Monday, September 27, 2010

Center for Education Culture Reform

This blog is long overdue...and I am surprised that I have not come across any others with this mission. Direct and to the point: The author of this blog is of the conviction that we need to focus on the cultural factors that play into student achievement. This applies specifically to the areas and communities that in the most critical state, namely those areas that are black and Hispanic. While student do benefit from better teachers and schools with better technology, we should also understand that changes in cultural have just as great of an impact--if not more of an impact--on the status of the acihevement gap. In conjunction with good, equitable policy, communities must develop a grassroots approach to instilling a culture which venerates education, and to eliminate those aspects of subcultures which tear down this paradigm.

So many netizens (a majority of whom are frustrated teachers) maintain that parental involvement is the missing factor. Yet parental accountability is pitched to education power brokers, there is an outcry of injustice and insensitivity to a very complex issue in our communities and schools. While the issue is complex, it is not hard to understand why culture is so important. Brilliant policies have already demonstrated the importance of culture. Take school choice for example. The reason why school choice helps so many students is because students are placed into a new culture where new messages about the value of education are being promoted.
What people fail to realize is that we have essentially set up a catch-22 which sabotages our well intended efforts to improve the state of education in America: We obscure the true value of education, we generally lack high expectations and do not possess the cultural template which require parents to play the roles that are necessary in student achievement (all the while ignoring the fact that parental roles and the home are most influential). We do not object to the cultural values which obscure the natural incentive to obtain an education. Then we expect our dollars to magically produce results when the real issue has never been addressed. The point of this blog is to discuss ways in which we can create a culture of education in communities and establish parental accountability in a sensitive, fair, and progressive way.

What is a culture of education, you may ask?
Culture was defined in my third grade social studies book as a way of life. Such would be the totality of habits, world-views, priorities, and ways of relating to others in our relationships, homes, and communities. If we can tackle each of these aspects and inculcate a serious veneration for education, perhaps we wouldn't need as much money for school reform. Of course, it is much easier to stream millions of dollars in schools than to transform communities. Transforming communities, as Geoffery Canada has showed us, takes work and time.

Now is the time to put away the excuses. Let's remember struggle as a means of survival. Let's declare a cultural revolution.
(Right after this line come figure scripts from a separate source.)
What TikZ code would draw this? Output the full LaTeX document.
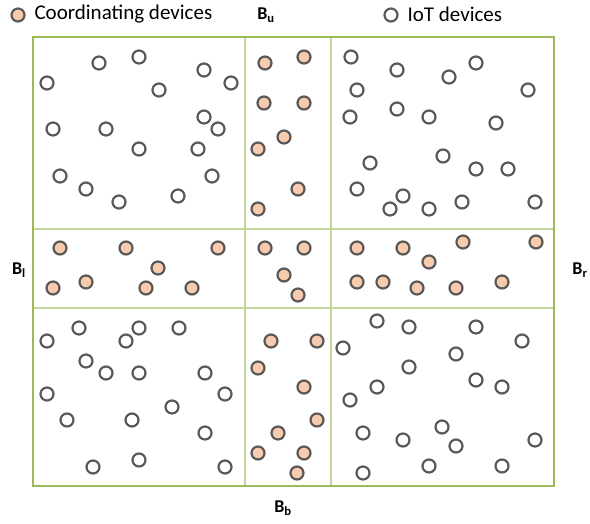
\documentclass[tikz,border=0pt]{standalone}
\usepackage{fontspec}
\setmainfont{Carlito}
\usepackage{tikz}

\definecolor{frameGreen}{HTML}{9BBB59}
\definecolor{gridGreen}{HTML}{C3D69B}
\definecolor{rimGray}{HTML}{595959}
\definecolor{peach}{HTML}{F8CBAD}

\tikzset{
  iot/.style={circle, draw=rimGray, line width=2.2pt, fill=white, minimum size=13pt, inner sep=0pt},
  coord/.style={iot, fill=peach},
  blabel/.style={font=\fontsize{18}{20}\selectfont\bfseries},
  legend/.style={font=\fontsize{21}{23}\selectfont, anchor=west}
}

\begin{document}
\begin{tikzpicture}[x=1pt, y=-1pt]
	\useasboundingbox (0,0) rectangle (590,523);
	% grid of regions
	\draw[gridGreen, line width=1.2pt] (245,37) -- (245,486) (331,37) -- (331,486) (33,229) -- (554,229) (33,308) -- (554,308);
	\draw[frameGreen, line width=2.5pt] (33,37) rectangle (554,486);
	% legend
	\node[coord] (legC) at (18,15) {};
	\node[legend] (legCtext) at (31,14) {Coordinating devices};
	\node[iot] (legI) at (391,15) {};
	\node[legend] (legItext) at (404,14) {IoT devices};
	% boundary labels
	\node[blabel] (bu) at (266,15) {B$_\mathbf{u}$};
	\node[blabel] (bl) at (19,270) {B$_\mathbf{l}$};
	\node[blabel] (br) at (580,270) {B$_\mathbf{r}$};
	\node[blabel] (bb) at (283,508) {B$_\mathbf{b}$};
	% IoT devices
	\foreach \x/\y [count=\i] in {99/63, 139/57, 47/83, 159/90, 204/70, 231/83, 53/129, 106/129, 204/117, 218/129, 139/149, 198/149, 60/176, 86/189, 212/176, 119/202, 178/196,
		351/57, 397/70, 476/63, 449/77, 357/90, 528/90, 350/117, 397/109, 429/117, 496/123, 443/156, 370/163, 476/169, 508/169, 357/189, 403/196, 390/209, 429/209, 462/202, 535/202,
		79/328, 139/328, 179/328, 47/341, 126/341, 86/361, 106/373, 139/373, 205/373, 47/394, 225/394, 172/407, 67/420, 132/420, 205/433, 93/467, 139/460, 225/467,
		377/321, 409/327, 476/327, 522/341, 343/348, 456/354, 409/367, 377/387, 476/380, 502/387, 350/400, 442/427, 363/433, 403/440, 456/446, 535/440, 363/473, 429/466, 502/466}
		\node[iot] (iot\i) at (\x,\y) {};
	% coordinating devices
	\foreach \x/\y [count=\i] in {265/63, 304/57, 264/103, 304/103, 284/137, 258/149, 298/189, 258/209,
		60/248, 126/248, 218/248, 158/268, 53/288, 86/282, 146/288, 192/288,
		265/248, 304/248, 284/275, 298/295,
		357/248, 403/248, 463/242, 536/242, 429/262, 357/282, 383/282, 417/288, 456/288, 502/282,
		271/341, 317/341, 258/368, 304/387, 317/420, 278/433, 258/453, 304/453, 297/473}
		\node[coord] (cd\i) at (\x,\y) {};
\end{tikzpicture}
\end{document}
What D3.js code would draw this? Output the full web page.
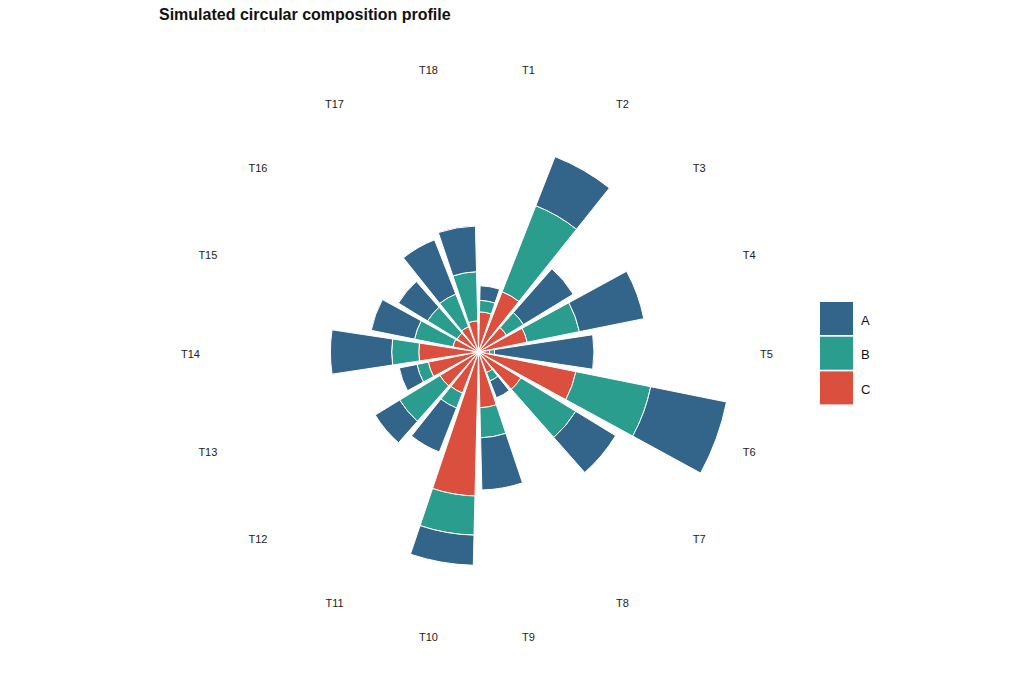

  1. Followed you here from the AJC "Get Schooled" blog. I'm a white homeschooling mom who taught a while at a private school, so take this for what it's worth, but I just wanted to say that I commend you for your passion and agree with what you say. The only real change that can happen has to start with the cultural values we learn at home. I graduated from public school in 1986, and am saddened to see how much local schools have declined since I was in them. And my experience teaching in a classroom taught me that there is only so much a teacher can do. That particular school attracted the "problem" kids whose parents could afford to pay tuition and took them out of public school. Needless to say, they didn't fare any better in private school because of their lack of values. I know you're predominantly addressing minority families that lack the resources to choose private education, or even homeschooling, but if there is a lack of integrity in the home, it's going to follow a child wherever he goes--and handicap him for life. I don't know what it's going to take to get parents to wake up and take responsibility for creating a love of learning in their children, but something has to change or I fear for our future. Anyway, just wanted to encourage you to keep speaking out and doing what you can to create the change you want to see! :)

  2. Thank you for your encouragement! You're right--what I have to say is largely directed at minority families, but please know that people from all walks of life have to be involved in this, as the detriment of one community often spills into others. I am just tired of the reform efforts...and even some of those that call themselves revolutionary but really just end up accepting the status quo. The communities that will benefit from such a movement have to be the ones who are involved in making it happen. Not representatives. Not government. Just individual, regular people who do their part. When shouldn't run from responsibility. Governmental policies are often enablers in this respect, as they give parents a way to place the blame on everyone else but themselves. Obama is the first president that has directly asked parents and students to do their part. If there is any president that can make a cultural revolution happen, it is him.

  3. Interesting blog. Yes, a culture of achievement is important and historically the values imbued in the African heritage transmited to our young, starting with our contributions to knowledge how the legacy stolen from us. We do have the cultural values for high student achievement reflected in our history and the high value for knowledge and education rooted in it. Good blog. Keep up the good work.